Which just goes to show that it seems the worst thing that can happen to us is what we do to ourselves. That’s what makes 30 days ago so scary.

3. Movies that you think about five days after you’ve seen them are the best.

Into that category falls “Loving,” a film about the interracial couple whose marriage was held as constitutional by the U.S. Supreme Court – thereby ensuring that my marriage and the marriages of many friends and family members are legit as well.

For those not familiar with the case, Loving is actually the family name involved – Richard and Mildred Loving of rural Virginia. He was white, she was black. They grew up in a part of Virginia where the segregation of society in the Jim Crow days wasn’t quite as enforced.

And the point this movie subtly but surely made was that these people were in love.

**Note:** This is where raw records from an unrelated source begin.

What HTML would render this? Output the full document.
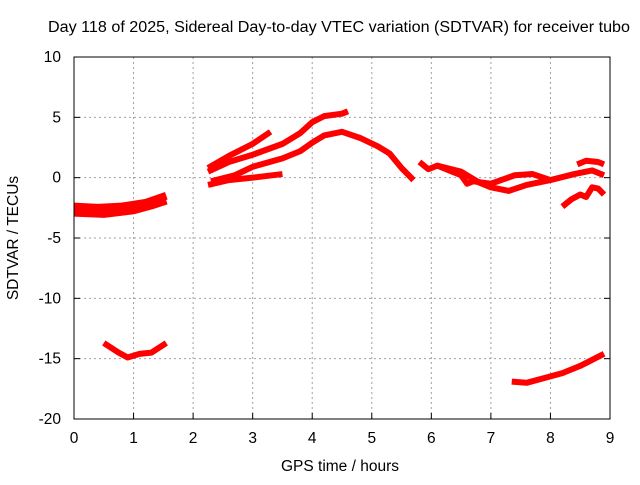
<!DOCTYPE html>
<html><head><meta charset="utf-8"><style>
body{margin:0;background:#fff}
svg text{font-family:"Liberation Sans",sans-serif;font-size:15.5px;fill:#000}
</style></head><body>
<svg id="c" width="640" height="480">
<text x="339" y="32" text-anchor="middle" textLength="582" lengthAdjust="spacingAndGlyphs">Day 118 of 2025, Sidereal Day-to-day VTEC variation (SDTVAR) for receiver tubo</text>
<text x="340" y="471" text-anchor="middle">GPS time / hours</text>
<text transform="translate(18,238) rotate(-90)" text-anchor="middle">SDTVAR / TECUs</text>
<g id="grid"></g><g id="marks"></g>
<rect x="74" y="57" width="536" height="362" fill="none" stroke="#000" stroke-width="1"/>
</svg>
<script>
const xTicks=[0,1,2,3,4,5,6,7,8,9];
const yTicks=[10,5,0,-5,-10,-15,-20];
const seriesA1=[[0,-2.4],[0.4,-2.5],[0.8,-2.4],[1.2,-2.1],[1.55,-1.5]];
const seriesA2=[[0,-2.9],[0.5,-3.0],[1.0,-2.7],[1.3,-2.3],[1.55,-1.9]];
const seriesB=[[0.5,-13.7],[0.75,-14.5],[0.9,-14.9],[1.1,-14.6],[1.3,-14.5],[1.55,-13.7]];
const seriesC1=[[2.25,0.8],[2.6,1.8],[3.0,2.8],[3.3,3.8]];
const seriesC2=[[2.25,0.5],[2.6,1.3],[3.0,1.9],[3.5,2.8],[3.8,3.7],[4.0,4.6],[4.2,5.1],[4.5,5.3],[4.6,5.5]];
const seriesC3=[[2.3,-0.3],[2.7,0.2],[3.0,0.9],[3.5,1.6],[3.8,2.2],[4.0,2.9],[4.2,3.5],[4.5,3.8],[4.8,3.3],[5.1,2.6],[5.3,2.0],[5.5,0.8],[5.7,-0.2]];
const seriesC4=[[2.25,-0.6],[2.6,-0.2],[3.0,0.0],[3.5,0.3]];
const seriesD1=[[5.8,1.3],[5.95,0.7],[6.1,1.0],[6.3,0.6],[6.5,0.2],[6.6,-0.5],[6.7,-0.3],[7.0,-0.5],[7.4,0.2],[7.7,0.3],[8.0,-0.2],[8.4,0.3],[8.7,0.6],[8.9,0.2]];
const seriesD2=[[6.1,1.0],[6.5,0.5],[6.8,-0.4],[7.0,-0.8],[7.3,-1.1],[7.6,-0.6],[8.0,-0.2]];
const seriesD3=[[8.45,1.1],[8.6,1.4],[8.8,1.3],[8.9,1.1]];
const seriesE=[[8.2,-2.4],[8.35,-1.8],[8.5,-1.4],[8.6,-1.6],[8.7,-0.8],[8.8,-0.9],[8.9,-1.4]];
const seriesF=[[7.35,-16.9],[7.6,-17.0],[7.9,-16.6],[8.2,-16.2],[8.5,-15.6],[8.9,-14.6]];
const allSeries=[seriesA1,seriesA2,seriesB,seriesC1,seriesC2,seriesC3,seriesC4,seriesD1,seriesD2,seriesD3,seriesE,seriesF];
const NS="http://www.w3.org/2000/svg";
function X(v){return 74+v*(536/9);}
function Y(v){return 57+(10-v)*(362/30);}
const grid=document.getElementById('grid'),marks=document.getElementById('marks');
function mk(tag,attrs,parent){const e=document.createElementNS(NS,tag);for(const k in attrs)e.setAttribute(k,attrs[k]);parent.appendChild(e);return e;}
xTicks.forEach(t=>{
 const l=mk('line',{x1:X(t),x2:X(t),y1:57,y2:419,stroke:'#a0a0a0','stroke-dasharray':'2,3'},grid);
 
 
 mk('line',{x1:X(t),x2:X(t),y1:419,y2:413,stroke:'#000'},grid);
 const tx=mk('text',{x:X(t),y:443,'text-anchor':'middle'},grid);tx.textContent=t;
 
 
});
yTicks.forEach(t=>{
 const l=mk('line',{x1:74,x2:610,y1:Y(t),y2:Y(t),stroke:'#a0a0a0','stroke-dasharray':'2,3'},grid);
 
 
 mk('line',{x1:74,x2:80,y1:Y(t),y2:Y(t),stroke:'#000'},grid);
 mk('line',{x1:604,x2:610,y1:Y(t),y2:Y(t),stroke:'#000'},grid);
 const tx=mk('text',{x:61,y:Y(t)+5,'text-anchor':'end'},grid);tx.textContent=t;
 
 
});
allSeries.forEach((s,i)=>{
 const p=mk('polyline',{points:s.map(d=>X(d[0])+','+Y(d[1])).join(' '),fill:'none',stroke:'#ff0000','stroke-width':(i<2?8:6),'stroke-linejoin':'round'},marks);
 
 
});
</script>
</body></html>
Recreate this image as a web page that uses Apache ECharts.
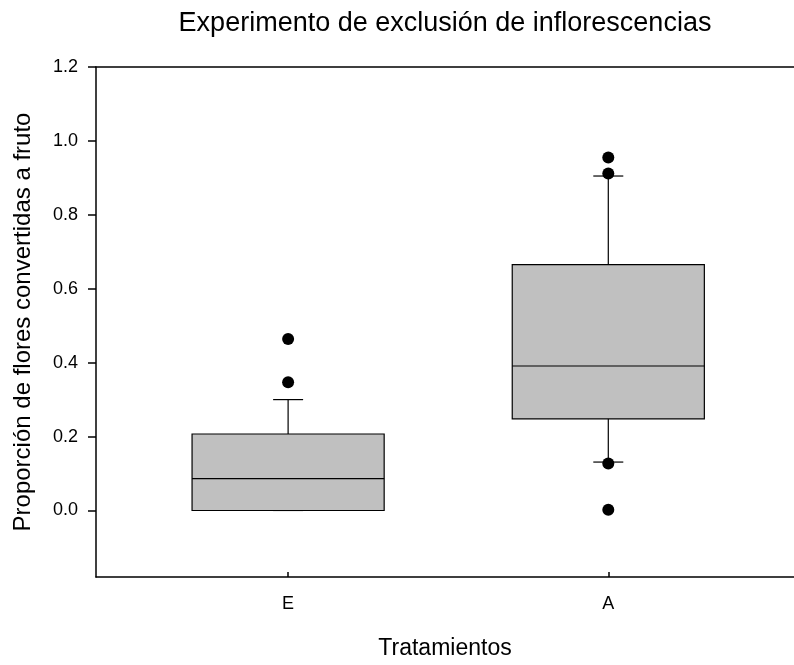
<!DOCTYPE html>
<html>
<head>
<meta charset="utf-8">
<script src="https://cdn.jsdelivr.net/npm/echarts@6/dist/echarts.min.js"></script>
<style>
html,body{margin:0;padding:0;background:#fff;}
#chart{width:794px;height:665px;}
</style>
</head>
<body>
<div id="chart"></div>
<script>
// ---- data ----
var categories = ['E', 'A'];
var categoryPos = [1, 2];
var whiskerLow = [0.0, 0.131];
var q1 = [0.0, 0.248];
var median = [0.086, 0.391];
var q3 = [0.207, 0.665];
var whiskerHigh = [0.300, 0.905];
var outliersE = [0.464, 0.347];
var outliersA = [0.955, 0.912, 0.127, 0.002];
var yTicks = [0.0, 0.2, 0.4, 0.6, 0.8, 1.0, 1.2];
var titleText = 'Experimento de exclusión de inflorescencias';
var xName = 'Tratamientos';
var yName = 'Proporción de flores convertidas a fruto';

// ---- build ----
var boxData = categories.map(function (c, i) {
  return [categoryPos[i], whiskerLow[i], q1[i], median[i], q3[i], whiskerHigh[i]];
});
var outlierData = [];
outliersE.forEach(function (v) { outlierData.push([categoryPos[0], v]); });
outliersA.forEach(function (v) { outlierData.push([categoryPos[1], v]); });

var FONT = "'Liberation Sans', Arial, sans-serif";
var BOX_HALF = 0.3;
var CAP_HALF_PX = 15;

function renderBox(params, api) {
  var x = api.value(0);
  var lo = api.coord([x, api.value(1)]);
  var b1 = api.coord([x - BOX_HALF, api.value(2)]);
  var md = api.coord([x - BOX_HALF, api.value(3)]);
  var b3 = api.coord([x + BOX_HALF, api.value(4)]);
  var hi = api.coord([x, api.value(5)]);
  var lineStyle = { stroke: '#000', lineWidth: 1.2, fill: null };
  return {
    type: 'group',
    children: [
      { type: 'line', shape: { x1: lo[0], y1: b1[1], x2: lo[0], y2: lo[1] }, style: lineStyle },
      { type: 'line', shape: { x1: hi[0], y1: b3[1], x2: hi[0], y2: hi[1] }, style: lineStyle },
      { type: 'line', shape: { x1: lo[0] - CAP_HALF_PX, y1: lo[1], x2: lo[0] + CAP_HALF_PX, y2: lo[1] }, style: lineStyle },
      { type: 'line', shape: { x1: hi[0] - CAP_HALF_PX, y1: hi[1], x2: hi[0] + CAP_HALF_PX, y2: hi[1] }, style: lineStyle },
      { type: 'rect', shape: { x: b1[0], y: b3[1], width: b3[0] - b1[0], height: b1[1] - b3[1] },
        style: { fill: '#c0c0c0', stroke: '#000', lineWidth: 1.2 } },
      { type: 'line', shape: { x1: b1[0], y1: md[1], x2: b3[0], y2: md[1] }, style: lineStyle }
    ]
  };
}

var chart = echarts.init(document.getElementById('chart'), null, { renderer: 'canvas' });
chart.setOption({
  backgroundColor: '#fff',
  animation: false,
  textStyle: { fontFamily: FONT },
  title: {
    text: titleText,
    left: 440,
    top: 5,
    textAlign: 'center',
    textStyle: { fontFamily: FONT, fontSize: 27, fontWeight: 'normal', color: '#000' }
  },
  grid: { left: 96, top: 67, right: 0, height: 510, show: false },
  xAxis: [
    {
      type: 'value', min: 0.4, max: 2.58, position: 'bottom',
      name: xName, nameLocation: 'middle', nameGap: 60,
      nameTextStyle: { fontFamily: FONT, fontSize: 23, color: '#000' },
      axisLine: { show: true, onZero: false, lineStyle: { color: '#000', width: 1.5 } },
      axisTick: { show: true, inside: true, length: 5, customValues: categoryPos, lineStyle: { color: '#000', width: 1.5 } },
      axisLabel: {
        customValues: categoryPos, margin: 18,
        fontFamily: FONT, fontSize: 18, color: '#000',
        formatter: function (v) { var i = categoryPos.indexOf(v); return i >= 0 ? categories[i] : ''; }
      },
      splitLine: { show: false }
    },
    {
      type: 'value', min: 0.4, max: 2.58, position: 'top',
      axisLine: { show: true, onZero: false, lineStyle: { color: '#000', width: 1.5 } },
      axisTick: { show: false }, axisLabel: { show: false }, splitLine: { show: false }
    }
  ],
  yAxis: {
    type: 'value', min: -0.18, max: 1.2,
    name: yName, nameLocation: 'middle', nameGap: 61,
    nameTextStyle: { fontFamily: FONT, fontSize: 24, color: '#000' },
    axisLine: { show: true, onZero: false, lineStyle: { color: '#000', width: 1.5 } },
    axisTick: { show: true, length: 8, customValues: yTicks, lineStyle: { color: '#000', width: 1.5 } },
    axisLabel: {
      customValues: yTicks, margin: 18,
      fontFamily: FONT, fontSize: 18, color: '#000',
      formatter: function (v) { return v.toFixed(1); }
    },
    splitLine: { show: false }
  },
  series: [
    {
      type: 'custom',
      renderItem: renderBox,
      data: boxData,
      encode: { x: 0, y: [1, 2, 3, 4, 5] },
      z: 2
    },
    {
      type: 'scatter',
      data: outlierData,
      symbol: 'circle',
      symbolSize: 12,
      itemStyle: { color: '#000', opacity: 1 },
      z: 3
    }
  ]
});
</script>
</body>
</html>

Which is the most important reason to get married.

But the laws of Virginia and several other states barred interracial marriage – what they called “miscegenation” – for the usual reasons of that era. Hatred. Prejudice. Stupidity. Racism. The laws rendered the normal benefits of marriage useless – women couldn’t inherit property from their late mate, and any children of such a union were considered illegitimate.

The Lovings were married in D.C., but were arrested when they returned home to Virginia. Faced with the possibility of imprisonment, they accepted exile in the nation’s capital – a place where two country folks felt out of place.

So they clandestinely lived in Virginia while the American Civil Liberties Union took up their case. After eight years, the Supreme Court unanimously ruled in their favor.

That’s the recap. The acting, the camera work, the pacing of the film are impeccable. Having seen the HBO documentary about the Lovings, the resemblance of the cast to the real people and the use of their actual words give this film its enormous power.

4. What also gives the film enormous power, inadvertently, is the time of its release.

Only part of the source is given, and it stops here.